=== Information shown ===
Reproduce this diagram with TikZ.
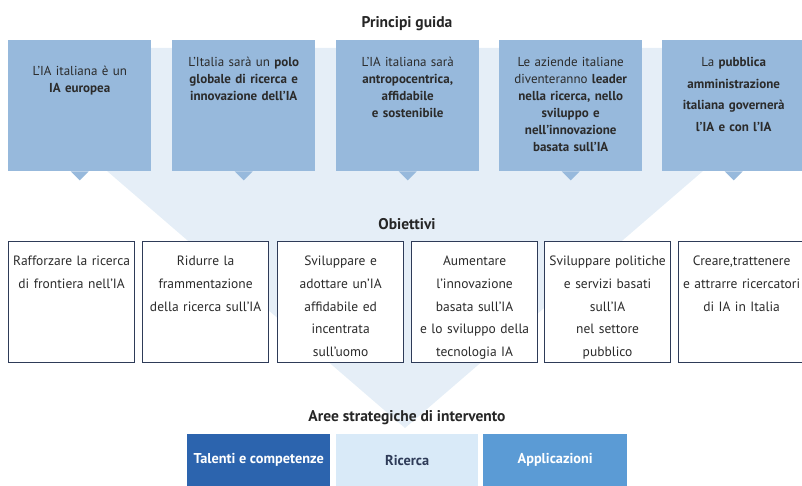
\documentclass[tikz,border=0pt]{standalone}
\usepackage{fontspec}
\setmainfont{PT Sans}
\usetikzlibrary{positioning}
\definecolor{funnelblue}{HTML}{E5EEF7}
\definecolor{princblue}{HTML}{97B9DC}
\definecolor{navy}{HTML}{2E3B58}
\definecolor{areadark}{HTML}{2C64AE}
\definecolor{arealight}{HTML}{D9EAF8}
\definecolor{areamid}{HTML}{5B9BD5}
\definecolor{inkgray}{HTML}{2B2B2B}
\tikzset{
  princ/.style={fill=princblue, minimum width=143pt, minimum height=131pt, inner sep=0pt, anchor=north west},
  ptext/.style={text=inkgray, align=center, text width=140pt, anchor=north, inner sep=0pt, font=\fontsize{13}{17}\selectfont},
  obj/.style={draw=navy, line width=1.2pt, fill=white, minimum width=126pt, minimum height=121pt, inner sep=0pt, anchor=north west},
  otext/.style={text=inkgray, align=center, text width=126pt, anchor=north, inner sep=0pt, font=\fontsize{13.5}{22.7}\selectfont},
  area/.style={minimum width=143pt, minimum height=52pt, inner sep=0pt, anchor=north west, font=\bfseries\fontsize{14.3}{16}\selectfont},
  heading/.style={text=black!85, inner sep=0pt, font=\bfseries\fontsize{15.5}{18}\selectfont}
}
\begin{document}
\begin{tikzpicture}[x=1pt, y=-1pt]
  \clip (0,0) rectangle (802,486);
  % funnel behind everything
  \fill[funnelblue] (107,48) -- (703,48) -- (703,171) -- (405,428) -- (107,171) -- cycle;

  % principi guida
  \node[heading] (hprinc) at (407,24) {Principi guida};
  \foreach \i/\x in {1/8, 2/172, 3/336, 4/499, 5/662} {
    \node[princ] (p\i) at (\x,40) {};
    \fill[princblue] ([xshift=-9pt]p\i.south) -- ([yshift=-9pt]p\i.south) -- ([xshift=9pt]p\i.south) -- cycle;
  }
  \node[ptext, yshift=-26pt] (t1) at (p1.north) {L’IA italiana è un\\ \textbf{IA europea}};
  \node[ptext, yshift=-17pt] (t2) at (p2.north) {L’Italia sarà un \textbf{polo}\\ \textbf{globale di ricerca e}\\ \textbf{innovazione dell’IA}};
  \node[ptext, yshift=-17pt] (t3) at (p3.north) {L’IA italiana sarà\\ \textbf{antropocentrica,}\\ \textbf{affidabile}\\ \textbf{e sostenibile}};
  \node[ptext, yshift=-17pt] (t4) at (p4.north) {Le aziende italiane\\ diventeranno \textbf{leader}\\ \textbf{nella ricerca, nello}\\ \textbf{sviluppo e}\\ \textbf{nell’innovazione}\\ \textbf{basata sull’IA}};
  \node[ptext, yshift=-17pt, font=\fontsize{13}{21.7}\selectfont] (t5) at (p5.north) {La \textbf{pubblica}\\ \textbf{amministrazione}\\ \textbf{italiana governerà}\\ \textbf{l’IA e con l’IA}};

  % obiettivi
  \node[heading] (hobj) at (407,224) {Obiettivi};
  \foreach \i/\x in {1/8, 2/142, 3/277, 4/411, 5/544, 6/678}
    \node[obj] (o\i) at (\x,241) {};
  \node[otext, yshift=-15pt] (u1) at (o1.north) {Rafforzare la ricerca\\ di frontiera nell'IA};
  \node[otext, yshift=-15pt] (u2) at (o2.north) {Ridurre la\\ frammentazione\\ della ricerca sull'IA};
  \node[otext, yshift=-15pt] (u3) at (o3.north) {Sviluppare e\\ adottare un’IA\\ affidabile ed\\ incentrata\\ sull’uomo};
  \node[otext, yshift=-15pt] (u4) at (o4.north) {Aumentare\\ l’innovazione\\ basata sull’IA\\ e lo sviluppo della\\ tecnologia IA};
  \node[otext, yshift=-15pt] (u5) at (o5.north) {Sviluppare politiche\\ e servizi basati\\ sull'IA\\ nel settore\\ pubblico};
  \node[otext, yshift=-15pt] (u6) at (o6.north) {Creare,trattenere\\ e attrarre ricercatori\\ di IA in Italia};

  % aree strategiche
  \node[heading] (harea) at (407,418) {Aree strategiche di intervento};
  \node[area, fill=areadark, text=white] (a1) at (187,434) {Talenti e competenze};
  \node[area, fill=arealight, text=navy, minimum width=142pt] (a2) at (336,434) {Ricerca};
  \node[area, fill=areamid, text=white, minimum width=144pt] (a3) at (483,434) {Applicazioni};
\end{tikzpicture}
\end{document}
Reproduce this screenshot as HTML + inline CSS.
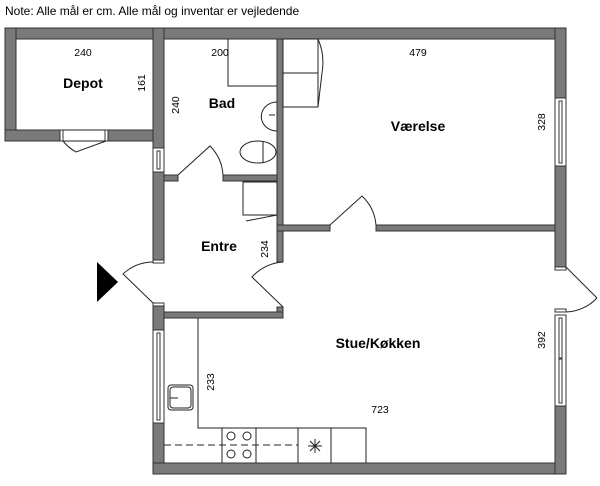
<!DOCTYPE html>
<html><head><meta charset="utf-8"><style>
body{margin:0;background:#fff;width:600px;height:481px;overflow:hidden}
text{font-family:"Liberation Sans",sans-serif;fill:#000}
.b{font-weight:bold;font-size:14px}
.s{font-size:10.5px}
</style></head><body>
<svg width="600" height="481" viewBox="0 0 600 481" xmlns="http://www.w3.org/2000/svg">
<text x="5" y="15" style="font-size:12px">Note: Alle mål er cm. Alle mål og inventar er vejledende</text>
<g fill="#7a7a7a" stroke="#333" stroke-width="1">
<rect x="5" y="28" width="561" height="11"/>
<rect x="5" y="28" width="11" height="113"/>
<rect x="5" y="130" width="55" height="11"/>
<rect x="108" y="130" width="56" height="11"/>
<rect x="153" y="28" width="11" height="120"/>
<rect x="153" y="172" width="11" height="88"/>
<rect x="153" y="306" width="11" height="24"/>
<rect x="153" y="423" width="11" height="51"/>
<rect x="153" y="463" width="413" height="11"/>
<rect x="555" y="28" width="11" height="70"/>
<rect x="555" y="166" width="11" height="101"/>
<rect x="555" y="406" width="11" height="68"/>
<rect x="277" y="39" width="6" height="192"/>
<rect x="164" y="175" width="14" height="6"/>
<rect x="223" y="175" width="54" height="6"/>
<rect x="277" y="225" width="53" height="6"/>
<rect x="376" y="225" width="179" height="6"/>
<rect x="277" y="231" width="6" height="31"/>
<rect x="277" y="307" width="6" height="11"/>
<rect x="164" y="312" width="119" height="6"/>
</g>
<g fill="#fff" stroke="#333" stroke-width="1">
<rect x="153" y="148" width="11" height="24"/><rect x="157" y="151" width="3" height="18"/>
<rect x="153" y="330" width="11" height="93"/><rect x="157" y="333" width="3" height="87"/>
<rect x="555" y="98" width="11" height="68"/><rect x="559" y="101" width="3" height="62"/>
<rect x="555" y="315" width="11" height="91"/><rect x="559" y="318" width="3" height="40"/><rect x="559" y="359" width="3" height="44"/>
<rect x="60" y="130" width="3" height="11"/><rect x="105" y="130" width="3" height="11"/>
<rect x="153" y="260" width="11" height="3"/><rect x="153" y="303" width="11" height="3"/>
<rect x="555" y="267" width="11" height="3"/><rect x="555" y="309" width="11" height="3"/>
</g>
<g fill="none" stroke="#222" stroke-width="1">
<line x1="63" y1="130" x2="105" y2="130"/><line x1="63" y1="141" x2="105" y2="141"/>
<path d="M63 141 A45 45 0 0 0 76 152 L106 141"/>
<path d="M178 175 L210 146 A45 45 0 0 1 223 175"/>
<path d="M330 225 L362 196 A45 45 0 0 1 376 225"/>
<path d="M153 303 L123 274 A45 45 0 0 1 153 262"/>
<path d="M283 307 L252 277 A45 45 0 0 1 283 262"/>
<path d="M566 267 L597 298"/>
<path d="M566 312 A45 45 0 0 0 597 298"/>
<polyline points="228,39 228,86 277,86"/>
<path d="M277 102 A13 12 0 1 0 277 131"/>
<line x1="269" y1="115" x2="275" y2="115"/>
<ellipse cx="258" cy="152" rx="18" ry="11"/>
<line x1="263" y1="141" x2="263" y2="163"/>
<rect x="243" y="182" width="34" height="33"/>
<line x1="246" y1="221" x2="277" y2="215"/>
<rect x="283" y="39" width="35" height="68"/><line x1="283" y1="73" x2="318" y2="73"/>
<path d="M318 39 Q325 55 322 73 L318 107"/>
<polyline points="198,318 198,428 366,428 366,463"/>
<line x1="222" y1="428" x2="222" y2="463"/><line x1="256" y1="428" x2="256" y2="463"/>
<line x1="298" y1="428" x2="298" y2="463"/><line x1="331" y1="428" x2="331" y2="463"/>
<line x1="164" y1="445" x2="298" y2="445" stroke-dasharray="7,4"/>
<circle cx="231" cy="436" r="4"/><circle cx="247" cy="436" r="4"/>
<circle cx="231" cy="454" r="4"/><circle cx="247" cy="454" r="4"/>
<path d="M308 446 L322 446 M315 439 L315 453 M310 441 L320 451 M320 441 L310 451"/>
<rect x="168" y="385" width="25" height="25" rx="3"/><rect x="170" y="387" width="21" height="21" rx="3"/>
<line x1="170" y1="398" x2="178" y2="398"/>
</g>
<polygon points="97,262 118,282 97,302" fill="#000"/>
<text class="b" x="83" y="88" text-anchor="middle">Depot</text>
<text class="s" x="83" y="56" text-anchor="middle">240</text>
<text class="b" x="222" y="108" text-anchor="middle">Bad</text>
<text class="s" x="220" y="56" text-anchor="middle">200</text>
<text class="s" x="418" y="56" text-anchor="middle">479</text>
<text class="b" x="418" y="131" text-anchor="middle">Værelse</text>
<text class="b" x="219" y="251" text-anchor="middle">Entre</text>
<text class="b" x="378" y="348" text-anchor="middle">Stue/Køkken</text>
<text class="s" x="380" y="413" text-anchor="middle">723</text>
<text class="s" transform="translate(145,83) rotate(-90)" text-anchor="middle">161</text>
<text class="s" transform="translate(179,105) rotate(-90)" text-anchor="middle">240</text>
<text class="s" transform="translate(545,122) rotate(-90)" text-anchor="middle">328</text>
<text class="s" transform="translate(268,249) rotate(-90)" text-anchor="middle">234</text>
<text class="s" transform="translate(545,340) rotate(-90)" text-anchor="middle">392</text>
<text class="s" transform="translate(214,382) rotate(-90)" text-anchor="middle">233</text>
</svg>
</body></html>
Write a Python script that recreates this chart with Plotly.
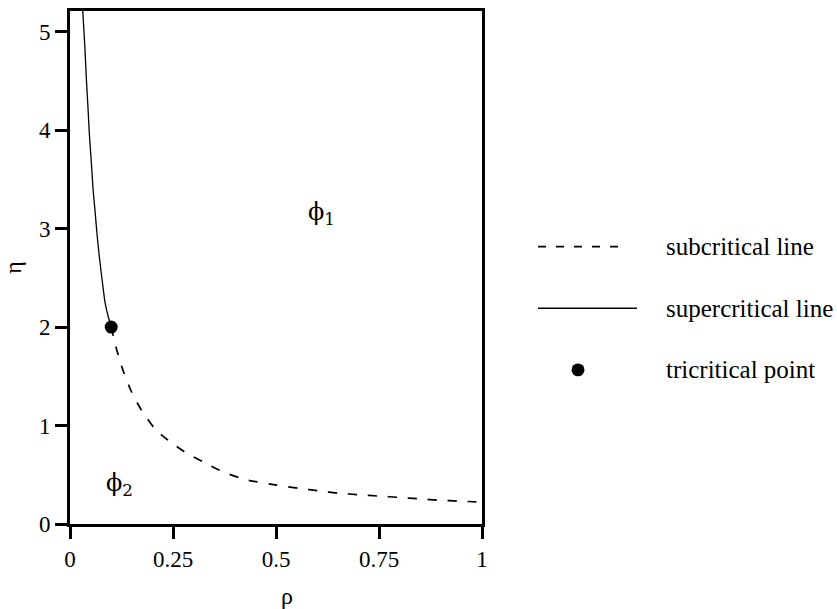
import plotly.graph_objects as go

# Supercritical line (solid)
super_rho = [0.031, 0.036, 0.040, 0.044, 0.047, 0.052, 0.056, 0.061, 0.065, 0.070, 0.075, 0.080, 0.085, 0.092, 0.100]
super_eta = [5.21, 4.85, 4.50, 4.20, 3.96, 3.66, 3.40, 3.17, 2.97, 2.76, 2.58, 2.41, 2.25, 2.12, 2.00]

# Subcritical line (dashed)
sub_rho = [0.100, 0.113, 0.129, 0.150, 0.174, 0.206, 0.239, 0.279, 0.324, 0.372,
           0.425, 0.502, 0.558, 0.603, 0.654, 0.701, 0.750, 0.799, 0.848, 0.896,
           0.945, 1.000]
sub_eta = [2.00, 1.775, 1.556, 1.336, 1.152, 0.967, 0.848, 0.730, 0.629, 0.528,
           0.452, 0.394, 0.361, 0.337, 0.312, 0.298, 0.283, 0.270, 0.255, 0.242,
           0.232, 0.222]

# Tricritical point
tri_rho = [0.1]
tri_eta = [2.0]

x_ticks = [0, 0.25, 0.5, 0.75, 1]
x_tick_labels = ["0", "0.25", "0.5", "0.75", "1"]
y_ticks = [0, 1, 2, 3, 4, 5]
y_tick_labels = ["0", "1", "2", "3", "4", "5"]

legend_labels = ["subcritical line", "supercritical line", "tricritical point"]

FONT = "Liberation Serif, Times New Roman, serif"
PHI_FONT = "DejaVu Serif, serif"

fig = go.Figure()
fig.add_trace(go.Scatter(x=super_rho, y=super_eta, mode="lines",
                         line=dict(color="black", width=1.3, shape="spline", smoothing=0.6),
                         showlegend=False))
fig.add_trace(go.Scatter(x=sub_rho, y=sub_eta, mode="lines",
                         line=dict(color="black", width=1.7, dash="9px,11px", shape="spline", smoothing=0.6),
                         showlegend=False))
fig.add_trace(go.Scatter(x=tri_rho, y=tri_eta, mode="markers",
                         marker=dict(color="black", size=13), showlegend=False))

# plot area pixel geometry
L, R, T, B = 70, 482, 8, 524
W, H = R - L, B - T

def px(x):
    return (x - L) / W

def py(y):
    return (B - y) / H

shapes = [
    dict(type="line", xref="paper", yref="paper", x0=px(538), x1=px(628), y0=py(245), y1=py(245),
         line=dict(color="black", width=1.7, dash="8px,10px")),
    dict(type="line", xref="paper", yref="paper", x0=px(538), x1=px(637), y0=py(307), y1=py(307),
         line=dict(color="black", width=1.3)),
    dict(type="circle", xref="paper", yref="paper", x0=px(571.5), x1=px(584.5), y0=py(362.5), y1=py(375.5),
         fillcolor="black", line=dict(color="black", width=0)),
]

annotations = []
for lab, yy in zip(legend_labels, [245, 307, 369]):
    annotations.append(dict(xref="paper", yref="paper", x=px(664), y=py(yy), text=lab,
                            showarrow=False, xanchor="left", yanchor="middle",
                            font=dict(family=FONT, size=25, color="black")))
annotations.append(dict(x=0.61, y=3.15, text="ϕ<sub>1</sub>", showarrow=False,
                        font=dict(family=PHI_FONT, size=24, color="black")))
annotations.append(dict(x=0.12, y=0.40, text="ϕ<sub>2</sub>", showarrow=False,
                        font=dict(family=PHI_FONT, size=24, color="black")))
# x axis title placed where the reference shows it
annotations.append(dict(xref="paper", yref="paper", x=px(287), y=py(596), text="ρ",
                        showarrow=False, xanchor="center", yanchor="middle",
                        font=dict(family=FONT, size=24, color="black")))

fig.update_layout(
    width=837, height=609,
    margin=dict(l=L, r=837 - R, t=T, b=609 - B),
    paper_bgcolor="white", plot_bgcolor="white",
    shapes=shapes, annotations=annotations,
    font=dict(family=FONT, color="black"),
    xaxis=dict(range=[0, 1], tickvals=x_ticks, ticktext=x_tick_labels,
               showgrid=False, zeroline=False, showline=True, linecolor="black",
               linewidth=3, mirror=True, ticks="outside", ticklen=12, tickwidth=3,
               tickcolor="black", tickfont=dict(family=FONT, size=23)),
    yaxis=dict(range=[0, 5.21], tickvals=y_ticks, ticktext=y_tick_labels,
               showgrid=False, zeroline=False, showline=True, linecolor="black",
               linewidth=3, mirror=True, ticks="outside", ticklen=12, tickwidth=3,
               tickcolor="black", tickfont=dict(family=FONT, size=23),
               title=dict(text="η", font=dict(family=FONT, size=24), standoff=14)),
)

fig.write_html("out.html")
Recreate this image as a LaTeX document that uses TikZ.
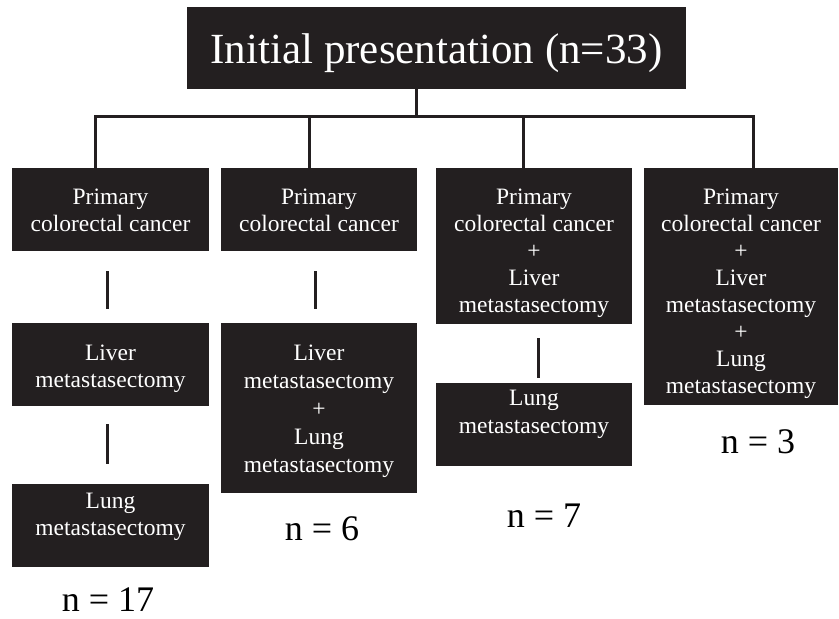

=== Exercise details ===
Write out the lines from the start of the material to the line with "(107,171) -- cycle;", inclusive and exactly. Skip the pictures.

=== In response ===
Reproduce this diagram with TikZ.
\documentclass[tikz,border=0pt]{standalone}
\usepackage{fontspec}
\setmainfont{PT Sans}
\usetikzlibrary{positioning}
\definecolor{funnelblue}{HTML}{E5EEF7}
\definecolor{princblue}{HTML}{97B9DC}
\definecolor{navy}{HTML}{2E3B58}
\definecolor{areadark}{HTML}{2C64AE}
\definecolor{arealight}{HTML}{D9EAF8}
\definecolor{areamid}{HTML}{5B9BD5}
\definecolor{inkgray}{HTML}{2B2B2B}
\tikzset{
  princ/.style={fill=princblue, minimum width=143pt, minimum height=131pt, inner sep=0pt, anchor=north west},
  ptext/.style={text=inkgray, align=center, text width=140pt, anchor=north, inner sep=0pt, font=\fontsize{13}{17}\selectfont},
  obj/.style={draw=navy, line width=1.2pt, fill=white, minimum width=126pt, minimum height=121pt, inner sep=0pt, anchor=north west},
  otext/.style={text=inkgray, align=center, text width=126pt, anchor=north, inner sep=0pt, font=\fontsize{13.5}{22.7}\selectfont},
  area/.style={minimum width=143pt, minimum height=52pt, inner sep=0pt, anchor=north west, font=\bfseries\fontsize{14.3}{16}\selectfont},
  heading/.style={text=black!85, inner sep=0pt, font=\bfseries\fontsize{15.5}{18}\selectfont}
}
\begin{document}
\begin{tikzpicture}[x=1pt, y=-1pt]
  \clip (0,0) rectangle (802,486);
  % funnel behind everything
  \fill[funnelblue] (107,48) -- (703,48) -- (703,171) -- (405,428) -- (107,171) -- cycle;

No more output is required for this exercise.